Considering that 2.7 million K-12 public school students received at least one out-of-school suspension and 120,700 such students received an expulsion during the 2015-2016 school year alone, the school-to-prison pipeline has the potential to ensnare millions of students across the country. And students disciplined only with suspensions and expulsions might be the lucky ones. In the 2015-2016 school year, more than 291,100 students were referred to law enforcement or arrested.
The school-to-prison pipeline has a disparate impact on students of color, particularly Black children. Black students represented 15.5 percent of the total public school student population during the 2013-2014 school year, but a staggering 46 percent of those with multiple out-of-school suspensions. It was estimated in 2017 that Latinx public school students were suspended from school every nine seconds. Native American/Alaskan Native students were similarly overrepresented among disciplined students, though at lower rates as compared to Black and Latinx: These students constituted 2.2 percent of those referred to law enforcement during the 2013 to 2014 school, despite representing only 1.1 percent of the public school student population.
As troubling as these statistics are, the coming years could witness the widening of the school-to-prison pipeline.
In the wake of the school shooting in Parkland, Florida, President Trump organized a federal school safety commission.
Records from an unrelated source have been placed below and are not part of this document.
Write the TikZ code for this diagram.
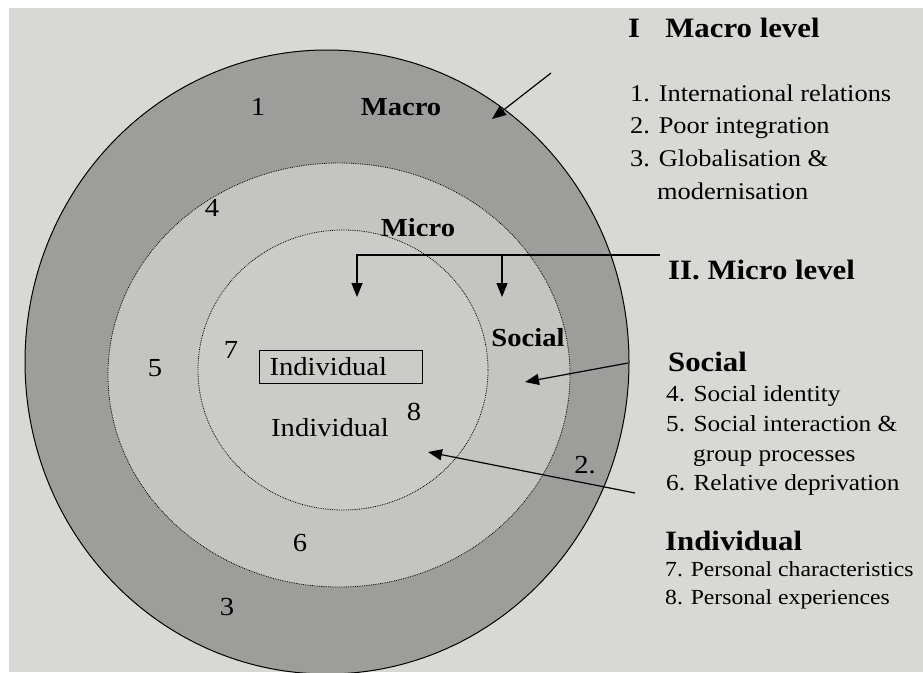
\documentclass[tikz,border=0pt]{standalone}
\usepackage{fontspec}
\setmainfont[FakeStretch=1.1]{Liberation Serif}
\usetikzlibrary{arrows.meta,positioning}
\definecolor{paperGray}{HTML}{D8D8D4}
\definecolor{ringGray}{HTML}{9D9D9B}
\definecolor{socialGray}{HTML}{C4C4C0}
\definecolor{indivGray}{HTML}{CBCBC7}

\begin{document}
\begin{tikzpicture}[x=1pt,y=-1pt,
  every node/.style={font=\fontsize{26}{30}\selectfont, inner sep=0pt},
  label bold/.style={font=\bfseries\fontsize{26}{30}\selectfont},
  head/.style={font=\bfseries\fontsize{28}{32}\selectfont, anchor=west},
  item/.style={font=\fontsize{24}{28}\selectfont, text height=18pt, text depth=6pt},
  small item/.style={item, font=\fontsize{23}{27}\selectfont},
  tiny item/.style={item, font=\fontsize{21.5}{25}\selectfont},
  pointer/.style={-{Triangle[length=14pt,width=11pt]}, black, line width=1.2pt},
  ring/.style={black, densely dotted, line width=0.8pt}]
\useasboundingbox (0,0) rectangle (923,672);
\fill[white] (0,0) rectangle (923,672);
\fill[paperGray] (9,8) rectangle (923,672);
% the three levels
\fill[ringGray] (327,362) ellipse [x radius=302, y radius=312];
\draw[black, line width=1pt] (327,362) ellipse [x radius=302, y radius=312];
\fill[socialGray] (339,375) ellipse [x radius=231, y radius=212];
\draw[ring] (339,375) ellipse [x radius=231, y radius=212];
\fill[indivGray] (343,370) ellipse [x radius=145, y radius=140];
\draw[ring] (343,370) ellipse [x radius=145, y radius=140];
% labels inside the circle
\node (n1) at (258,107) {1};
\node[label bold] (macro) at (401,107) {Macro};
\node (n4) at (212,208) {4};
\node[label bold] (micro) at (418,228) {Micro};
\node (n7) at (231,350) {7};
\node[draw=black, line width=1pt, text width=143pt, inner xsep=10pt, minimum height=33pt, align=left] (ibox) at (341,367) {Individual};
\node (n5) at (155,368) {5};
\node[label bold] (social) at (528,338) {Social};
\node (indiv) at (330,428) {Individual};
\node (n8) at (414,412) {8};
\node (n2) at (585,465) {2.};
\node (n6) at (300,543) {6};
\node (n3) at (227,607) {3};
% legend on the right
\node[head] (macroLvl) at (628,28) {I\hspace{0.9em}Macro level};
\node[item, anchor=north west] (m1) at (630,83) {1. International relations};
\node[item, below=8pt of m1.south west, anchor=north west] (m2) {2. Poor integration};
\node[item, below=8pt of m2.south west, anchor=north west] (m3) {3. Globalisation \&};
\node[item, below=9pt of m3.south west, anchor=north west, xshift=27pt] (m3b) {modernisation};
\node[head] (microLvl) at (668,270) {II. Micro level};
\node[head] (socLvl) at (668,362) {Social};
\node[small item, anchor=north west] (s4) at (666,383) {4. Social identity};
\node[small item, below=6pt of s4.south west, anchor=north west] (s5) {5. Social interaction \&};
\node[small item, below=5pt of s5.south west, anchor=north west, xshift=27pt] (s5b) {group processes};
\node[small item, below=5pt of s5b.south west, anchor=north west, xshift=-27pt] (s6) {6. Relative deprivation};
\node[head] (indLvl) at (665,541) {Individual};
\node[tiny item, anchor=north west] (i7) at (665,558) {7. Personal characteristics};
\node[tiny item, below=4pt of i7.south west, anchor=north west] (i8) {8. Personal experiences};
% pointers
\coordinate (macroFrom) at (551,73);
\coordinate (macroTip) at (492,119);
\draw[pointer] (macroFrom) -- (macroTip);
\coordinate (microFrom) at (660,255);
\coordinate (forkInd) at (357,255);
\coordinate (forkSoc) at (502,255);
\coordinate (tipInd) at (357,297);
\coordinate (tipSoc) at (502,297);
\draw[pointer] (microFrom) -- (forkInd) -- (tipInd);
\draw[pointer] (forkSoc) -- (tipSoc);
\coordinate (socFrom) at (628,363);
\coordinate (socTip) at (525,382);
\draw[pointer] (socFrom) -- (socTip);
\coordinate (indFrom) at (635,493);
\coordinate (indTip) at (428,452);
\draw[pointer] (indFrom) -- (indTip);
\end{tikzpicture}
\end{document}
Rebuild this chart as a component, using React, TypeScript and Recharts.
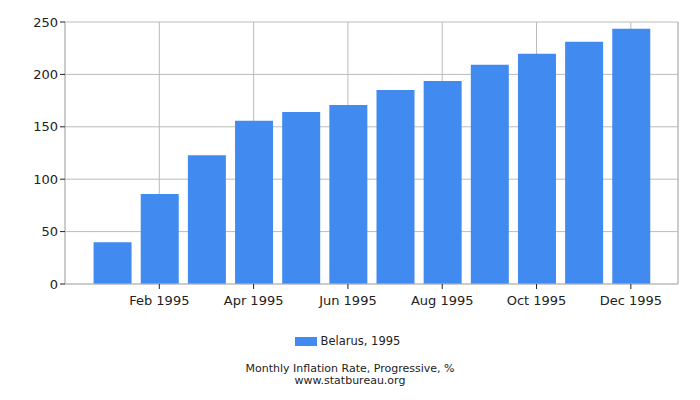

Tasked with “providing meaningful and actionable recommendations to keep students safe at school,” the commission instead proposed rescinding Obama-era disciplinary guidelines meant to shore up students’ civil rights and loosen the grip of the school-to-prison pipeline (especially on youth of color). These guidelines specifically suggested, among other changes, training school officials in classroom management and conflict resolution, consulting students and families in the drafting of school disciplinary policies, and involving school nurses, social workers, and psychologists in addressing student misbehavior. Most importantly, the guidelines implored schools to implement disciplinary policies that are rooted in “objective and specific criteria,” assign punishments that are proportionate to the infraction, and respect students’ right to due process.
As Congress contemplates easing the burdens of contact with the criminal justice system on the back end, it must simultaneously work to stem the steady flow of Americans that come into contact with the criminal justice system at the front end. It should start with addressing the school-to-prison pipeline, which funnels America’s youth out of school and into prison. Congress can start where the Obama administration left off: It can codify the disciplinary guidelines into federal law, exercising oversight over school districts with track records of racially or otherwise disparate disciplinary outcomes.